With a high one to Croft and retired. Champman, however, succeeded in getting to second base on a fair foul past third, Hague by a safe one along the right foul line sent him to third and reached first himself. Sweazy fielded Bradley out at first and Redmond made a beautiful stop and throw that disposed of Battin - Chapman having in the interim crossed the marble on a wild pitch, Hague being left on third.
Miller scoring; after driving a long one over the left-fielder's head he was sent to second by Cuthbert's hit to Morgan, who had taken Flint's place place at third, Pearce hit to Sweasy, Miller thereby getting third and Deck first; Cuthbert suffering an "out" at second, "Red" got his run on a wild pitch of Blong's. Pike was given a base by fumbling at second but Chapman left them both, his weak hit to third base being carefully thrown at first by Morgan.
Redmond attending to Hague and Bradley, Flint making a surprising one hand catch that thoroughly disgusted Battin. The other side fared no better, though Flint and Blong reached first, the latter on a safe hit that sent the former to second only to be forced at third by Hague and Pearce, Dillon being well caught on foul bound by Miller, Houtz retiring at first by the aid of Bad Dicky.
With a determination to put a wider margin to their credit, the way the Reds were hanging on not being at all comfortable, their playing too was evidently improving. A good rally was made and eight runs were scored by the good batting of Pearce, Pike, Bradley, Battin and Dehlman, the outs being Chapman at first and Miller twice by weak hits to Morgan and Blong.
On safe hits by Pearce and Cuthbert, assisted by Pike's out at first and a wild pitch, Chapman being left on second, Redmond distinguishing himself by a splendid stop and throw that retired Hague, Bradley striking wind and out.
Retired Battin, Dehlman and Miller in the order named, Redmond attending to two of them, Packy Dillon catching Dehlman out on a foul bound. At their turn at the stick, Sweasy, the first striker, was well caught by Bradley; Redmond succeeded in getting a safe on between first and second. Oran sent him along one bag by a straight one over second that Battin almost got. Croft sent him home by a liner over Cuthbert's head. Cuthy made a splendid effort (and in his palmy days we have seen him take many a harder one) but he dropped it. Flint went out on strikes and then the trouble commenced in earnest. Blong, Dillon and Morgan followed with magnificent two-base hits each. Houtz with a hot one past third for one bag, Hague with a hot one past third for one bag, Hague helping things along by a wild throw over Dehlman's head on Sweasy's hit. Chapman finally taking in the fly Redmond sent him on his second turn at the bat. The way the boys "let on" Bradley was a thing the "old man" never dreamed of. Eight runs was the result and the Browns came in from the field looking queer indeed. The
Yielded the professionals one made by Cuthbert, the Reds going out in the order in which they toed the plate...

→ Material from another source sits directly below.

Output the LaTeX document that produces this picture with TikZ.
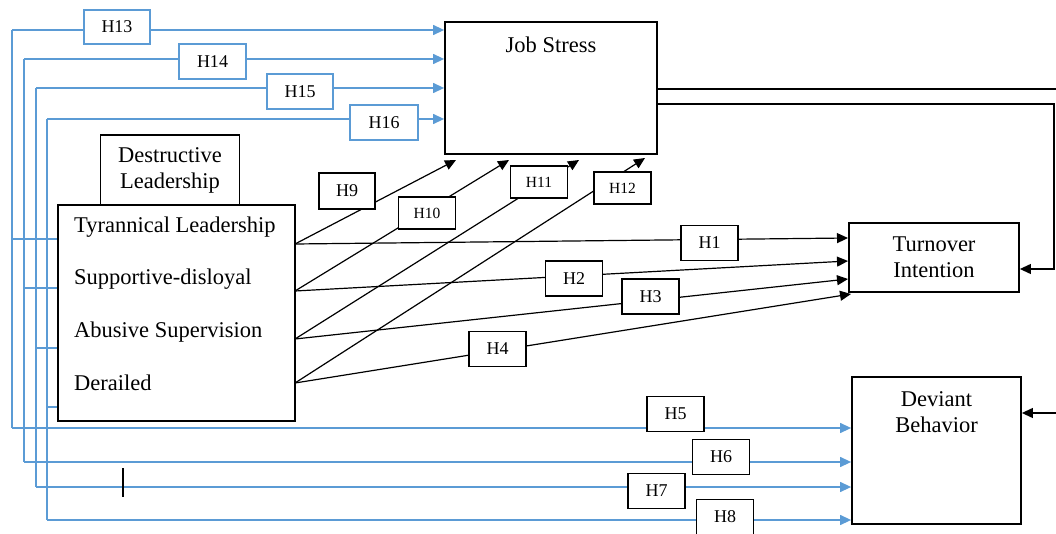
\documentclass[tikz,border=0pt]{standalone}
\usepackage{fontspec}
\setmainfont{Liberation Serif}
\usetikzlibrary{arrows.meta, positioning, calc}
\definecolor{birupanah}{RGB}{91,155,213}

\begin{document}
\begin{tikzpicture}[x=1pt, y=-1pt, font=\fontsize{22.5}{26}\selectfont,
        box/.style={draw, line width=1.8pt, fill=white, inner sep=0pt},
        hbox/.style={draw, line width=1.6pt, fill=white, inner sep=0pt, minimum width=57pt, minimum height=35pt, font=\fontsize{18}{20}\selectfont},
        hsmall/.style={hbox, minimum height=32pt, font=\fontsize{15.5}{17}\selectfont},
        hblue/.style={hbox, draw=birupanah, minimum width=67pt},
        jalur/.style={line width=1.2pt, -{Triangle[length=11pt, width=10pt]}},
        jalurbiru/.style={jalur, draw=birupanah, line width=1.3pt},
        garisbiru/.style={draw=birupanah, line width=1.3pt}]
        \useasboundingbox (0,0) rectangle (1056,534);
        \clip (0,0) rectangle (1056,534);
        % construct boxes
        \node[box, minimum width=212pt, minimum height=132pt] (js) at (551,88) {};
        \node (jst) at (551,45) {Job Stress};
        \node[box, minimum width=237pt, minimum height=216pt] (dl) at (176.5,313) {};
        \node[box, minimum width=139pt, minimum height=70pt, align=center] (dest) at (170,170) {Destructive\\Leadership};
        \node[box, minimum width=170pt, minimum height=69pt, align=center] (ti) at (934,257.5) {Turnover\\Intention};
        \node[box, minimum width=169pt, minimum height=147pt] (db) at (936.5,450.5) {};
        \node[align=center] (dbt) at (936.5,412) {Deviant\\Behavior};
        \foreach \y/\nama/\teks in {227/tl/{Tyrannical Leadership}, 279/sd/{Supportive-disloyal}, 332/as/{Abusive Supervision}, 383/dr/{Derailed}}
        {
            \node[anchor=west, inner sep=0pt] (\nama) at (74,\y) {\teks};
        }
        % ends of the paths
        \coordinate (tlo) at (295,244);
        \coordinate (sdo) at (295,291);
        \coordinate (aso) at (295,339);
        \coordinate (dro) at (295,383);
        \coordinate (js1) at (456,160);
        \coordinate (js2) at (509,160);
        \coordinate (js3) at (579,160);
        \coordinate (js4) at (645,158);
        \coordinate (ti1) at (848,238);
        \coordinate (ti2) at (848,261);
        \coordinate (ti3) at (848,279);
        \coordinate (ti4) at (851,294);
        % blue paths on the left
        \foreach \vx/\sy/\ty/\by/\n in {12/239/30/428/1, 24/288/59/462/2, 36/348/88/487/3, 47/407/119/520/4}
        {
            \coordinate (ka\n) at (\vx,\ty);
            \coordinate (kb\n) at (\vx,\by);
            \draw[garisbiru] (dl.west |- 0,\sy) -- (\vx,\sy);
            \draw[garisbiru] (ka\n) -- (kb\n);
            \draw[jalurbiru] (ka\n) -- (js.west |- ka\n);
            \draw[jalurbiru] (kb\n) -- (db.west |- kb\n);
        }
        % black paths
        \foreach \asal/\n in {tlo/1, sdo/2, aso/3, dro/4}
        {
            \draw[jalur] (\asal) -- (js\n);
            \draw[jalur] (\asal) -- (ti\n);
        }
        \coordinate (kanan1) at (1062,89);
        \coordinate (kanan2) at (1054,104);
        \draw[jalur] (js.east |- kanan1) -- (kanan1) |- (db.east |- 0,413);
        \draw[jalur] (js.east |- kanan2) -- (kanan2) |- (ti.east |- 0,269);
        \draw[line width=1.2pt] (123,468) -- (123,497);
        % hypothesis labels
        \node[hbox] (h1) at (709.5,243) {H1};
        \node[hbox] (h2) at (574,278.5) {H2};
        \node[hbox] (h3) at (650.5,296.5) {H3};
        \node[hbox] (h4) at (497.5,349) {H4};
        \node[hbox] (h5) at (675.5,414) {H5};
        \node[hbox] (h6) at (721,457) {H6};
        \node[hbox] (h7) at (656.5,491) {H7};
        \node[hbox] (h8) at (725,517) {H8};
        \node[hbox, minimum height=36pt, minimum width=56pt] (h9) at (347,191) {H9};
        \node[hsmall] (h10) at (427,213) {H10};
        \node[hsmall] (h11) at (539,182) {H11};
        \node[hsmall] (h12) at (622.5,188) {H12};
        \node[hblue, minimum width=66pt, minimum height=34pt] (h13) at (117,27) {H13};
        \node[hblue] (h14) at (212.5,61.5) {H14};
        \node[hblue, minimum width=66pt] (h15) at (300,91.5) {H15};
        \node[hblue, minimum width=68pt] (h16) at (384,122.5) {H16};
    \end{tikzpicture}
\end{document}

The pleasant weather and the attraction of a match game between [the Empire and Atlantic] clubs drew several hundred lovers of our national game to the Grand avenue park yesterday afternoon. The game was, we understand, for practice only, and will not count in the games for the amateur championship of the state of Missouri.
I love the description of Lipman Pike as "the nobby centre fielder of the Brown Stockings." I'm going to steal that and add it to my collection of rhetorical tics. From this point forward, Lip PIke is Lipman Pike, the nobby centre fielder.

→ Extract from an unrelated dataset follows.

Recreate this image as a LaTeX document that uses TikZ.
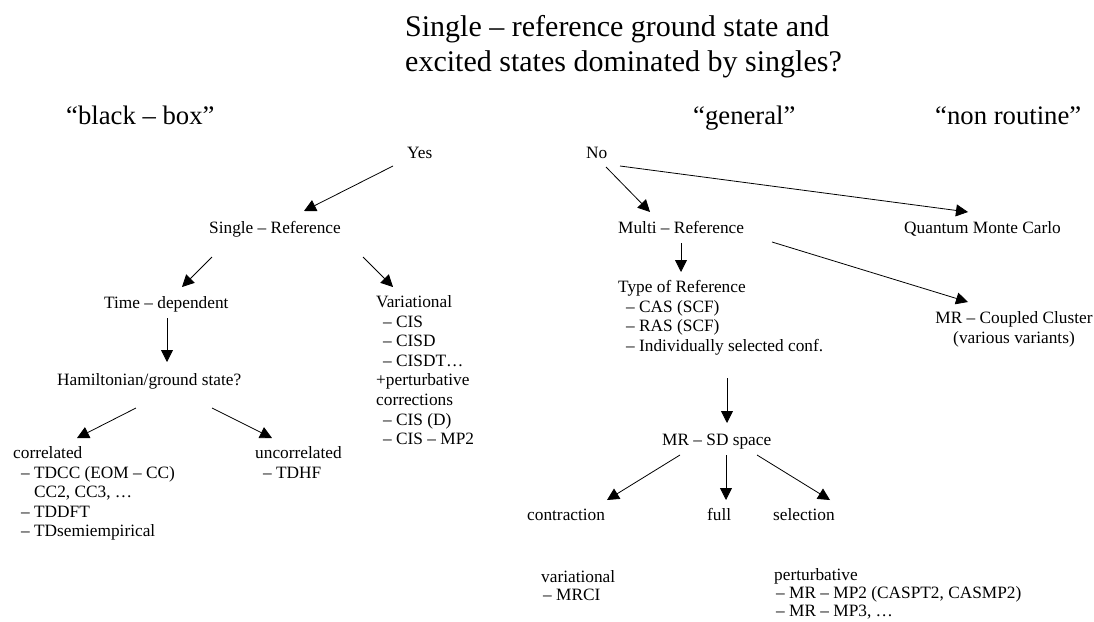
\documentclass[tikz,border=0pt]{standalone}
\usepackage{fontspec}
\setmainfont{Liberation Serif}
\usetikzlibrary{arrows.meta}
\newcommand{\mylines}[1]{\begin{tabular}[t]{@{}l@{}}#1\end{tabular}}
\newcommand{\mycenter}[1]{\begin{tabular}[t]{@{}c@{}}#1\end{tabular}}
\begin{document}
\begin{tikzpicture}[x=1pt,y=-1pt,
  txt/.style={inner sep=0pt, anchor=base west, font=\fontsize{17.3}{19.6}\selectfont},
  txtb/.style={inner sep=0pt, anchor=base west, font=\fontsize{17.3}{18}\selectfont},
  lbl/.style={inner sep=0pt, anchor=base west, font=\fontsize{26.7}{31}\selectfont},
  ttl/.style={inner sep=0pt, anchor=base west, font=\fontsize{30}{35}\selectfont},
  arr/.style={line width=0.8pt, -{Triangle[length=12pt,width=12pt]}}]
\useasboundingbox (0,0) rectangle (1094,621);
\fill[white] (0,0) rectangle (1094,621);

% title and column labels
\node[ttl] (title) at (405,36) {\mylines{Single – reference ground state and\\excited states dominated by singles?}};
\node[lbl] (bb) at (66,124) {“black – box”};
\node[lbl] (gen) at (693,124) {“general”};
\node[lbl] (nr) at (935,124) {“non routine”};

% nodes
\node[txt] (yes) at (407,158.5) {Yes};
\node[txt] (no) at (586,158.5) {No};
\node[txt] (sr) at (209,233.5) {Single – Reference};
\node[txt] (mr) at (618,233.5) {Multi – Reference};
\node[txt] (qmc) at (904,233.5) {Quantum Monte Carlo};
\node[txt] (td) at (104,308.5) {Time – dependent};
\node[txt] (ham) at (57,385.5) {Hamiltonian/ground state?};
\node[txt] (corr) at (13,458.5) {\mylines{correlated\\\hspace*{8pt}– TDCC (EOM – CC)\\\hspace*{21pt}CC2, CC3, …\\\hspace*{8pt}– TDDFT\\\hspace*{8pt}– TDsemiempirical}};
\node[txt] (unc) at (255,458.5) {\mylines{uncorrelated\\\hspace*{8pt}– TDHF}};
\node[txt] (var) at (376,307.5) {\mylines{Variational\\\hspace*{7pt}– CIS\\\hspace*{7pt}– CISD\\\hspace*{7pt}– CISDT…\\+perturbative\\corrections\\\hspace*{7pt}– CIS (D)\\\hspace*{7pt}– CIS – MP2}};
\node[txt] (tor) at (618,292.5) {\mylines{Type of Reference\\\hspace*{8pt}– CAS (SCF)\\\hspace*{8pt}– RAS (SCF)\\\hspace*{8pt}– Individually selected conf.}};
\node[txt, anchor=base] (mrcc) at (1014,323.5) {\mycenter{MR – Coupled Cluster\\(various variants)}};
\node[txt] (mrsd) at (662,445.5) {MR – SD space};
\node[txt] (con) at (527,520.5) {contraction};
\node[txt] (full) at (707,520.5) {full};
\node[txt] (sel) at (773,520.5) {selection};
\node[txtb] (mrci) at (541,582.5) {\mylines{variational\\\hspace*{2pt}– MRCI}};
\node[txtb] (pert) at (774,580.5) {\mylines{perturbative\\\hspace*{2pt}– MR – MP2 (CASPT2, CASMP2)\\\hspace*{2pt}– MR – MP3, …}};

% arrow end points
\coordinate (yes-s) at (393,166);  \coordinate (sr-t) at (304,211);
\coordinate (no-s1) at (606,167);  \coordinate (mr-t) at (650,212);
\coordinate (no-s2) at (620,166);  \coordinate (qmc-t) at (968,212);
\coordinate (sr-s1) at (212,257);  \coordinate (td-t) at (182,287);
\coordinate (sr-s2) at (363,257);  \coordinate (var-t) at (393,287);
\coordinate (td-s) at (167,318);   \coordinate (ham-t) at (167,362);
\coordinate (ham-s1) at (136,408); \coordinate (corr-t) at (77,438);
\coordinate (ham-s2) at (212,408); \coordinate (unc-t) at (272,438);
\coordinate (mr-s1) at (681,243);  \coordinate (tor-t) at (681,272);
\coordinate (mr-s2) at (772,242);  \coordinate (mrcc-t) at (968,302);
\coordinate (tor-s) at (727,378);  \coordinate (mrsd-t) at (727,423);
\coordinate (mrsd-s1) at (680,455); \coordinate (con-t) at (607,500);
\coordinate (mrsd-s2) at (726,455); \coordinate (full-t) at (726,500);
\coordinate (mrsd-s3) at (757,455); \coordinate (sel-t) at (830,500);

\draw[arr] (yes-s) -- (sr-t);
\draw[arr] (no-s1) -- (mr-t);
\draw[arr] (no-s2) -- (qmc-t);
\draw[arr] (sr-s1) -- (td-t);
\draw[arr] (sr-s2) -- (var-t);
\draw[arr] (td-s) -- (ham-t);
\draw[arr] (ham-s1) -- (corr-t);
\draw[arr] (ham-s2) -- (unc-t);
\draw[arr] (mr-s1) -- (tor-t);
\draw[arr] (mr-s2) -- (mrcc-t);
\draw[arr] (tor-s) -- (mrsd-t);
\draw[arr] (mrsd-s1) -- (con-t);
\draw[arr] (mrsd-s2) -- (full-t);
\draw[arr] (mrsd-s3) -- (sel-t);
\end{tikzpicture}
\end{document}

The professionals donned their new uniform in the game with the Empire on Thursday last, and the taste displayed in its make-up was very generally admired.

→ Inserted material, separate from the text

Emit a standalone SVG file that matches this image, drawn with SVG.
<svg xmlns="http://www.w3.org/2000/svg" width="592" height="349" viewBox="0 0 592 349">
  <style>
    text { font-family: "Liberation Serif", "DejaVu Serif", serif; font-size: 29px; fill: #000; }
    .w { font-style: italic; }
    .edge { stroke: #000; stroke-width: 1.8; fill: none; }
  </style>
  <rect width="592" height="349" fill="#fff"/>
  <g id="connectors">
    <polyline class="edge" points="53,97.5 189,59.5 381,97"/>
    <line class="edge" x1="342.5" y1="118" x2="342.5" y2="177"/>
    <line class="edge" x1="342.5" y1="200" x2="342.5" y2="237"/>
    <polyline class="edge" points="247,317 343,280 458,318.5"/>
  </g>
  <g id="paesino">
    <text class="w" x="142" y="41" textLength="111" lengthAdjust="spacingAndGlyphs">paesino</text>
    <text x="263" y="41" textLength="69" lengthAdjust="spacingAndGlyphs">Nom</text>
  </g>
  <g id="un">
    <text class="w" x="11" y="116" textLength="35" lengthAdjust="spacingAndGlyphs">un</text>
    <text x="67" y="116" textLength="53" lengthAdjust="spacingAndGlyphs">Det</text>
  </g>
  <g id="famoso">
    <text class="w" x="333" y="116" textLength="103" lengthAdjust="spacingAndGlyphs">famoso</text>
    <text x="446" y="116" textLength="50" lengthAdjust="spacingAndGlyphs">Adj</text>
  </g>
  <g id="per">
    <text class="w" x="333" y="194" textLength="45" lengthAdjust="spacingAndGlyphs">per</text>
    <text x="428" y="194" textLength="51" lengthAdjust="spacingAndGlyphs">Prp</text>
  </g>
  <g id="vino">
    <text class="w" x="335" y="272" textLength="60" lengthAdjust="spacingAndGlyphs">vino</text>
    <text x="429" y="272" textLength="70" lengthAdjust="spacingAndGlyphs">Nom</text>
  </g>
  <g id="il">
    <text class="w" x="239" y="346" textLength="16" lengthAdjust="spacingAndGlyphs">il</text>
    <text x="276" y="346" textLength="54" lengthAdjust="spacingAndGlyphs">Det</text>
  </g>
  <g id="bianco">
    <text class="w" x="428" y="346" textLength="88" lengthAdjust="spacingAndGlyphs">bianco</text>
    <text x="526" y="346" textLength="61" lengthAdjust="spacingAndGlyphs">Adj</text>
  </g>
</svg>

Because photos from this era are so rare, I'm always a sucker for some information about a club's uniform. Not much here but I guess it's nice to know when the Brown Stockings first put on their brown stockings.
The Reds have been practicing daily at their park during the past week. They will not play to-day at the Atlantics have engaged the park for their own use. The work on the new fence at the park is well under way and will soon be completed. Their new uniforms will be done to-day. This uniform consists of a gray cap, gray shirt and gray pants, all trimmed with red, and red stockings. The nine is now definitely fixed with "Pack" Dillon, Dan. Morgan, Wm. Redmon, J. Blong, John McSorely, Chas. Houtz, Arthur Croft, Thos. Oran, and Chas. Sweasy. John Dillon will be the tenth man. Sweasy is a new man, and will arrive in the city on Tuesday. He was one of the old Cincinnati Red Stockings and is a very strong player.
The nine was most definitely not set and the Reds had at least one more player to add to the club. Hint: He was mentioned in yesterday's post and I'll mention him again tomorrow.
Per my obsession with Sweasy, this is an important note about when he joined the club. On April 5, the Republican mentioned that the Reds were negotiating with an Eastern player and here, on April 11, they mention that Sweasy had agreed to join the club and was on his way to St. Louis. So, Charlie Sweasy signed with the Reds sometime between April 4 and April 10.
Our city will make its debut in the professional arena with a nine composed of Philadelphiane and Brooklynites...The difficulty of organizing and harmonizing a new nine had been appreciated by the directors, and proper steps taken to bring their men together and train them in season. Everything possible for the comfort and convenience of the men has been done for them, and we have no doubt the players will make for themselves and their club a record to be proud of...
And, after recovering from my holiday weekend, we're back to the baseball.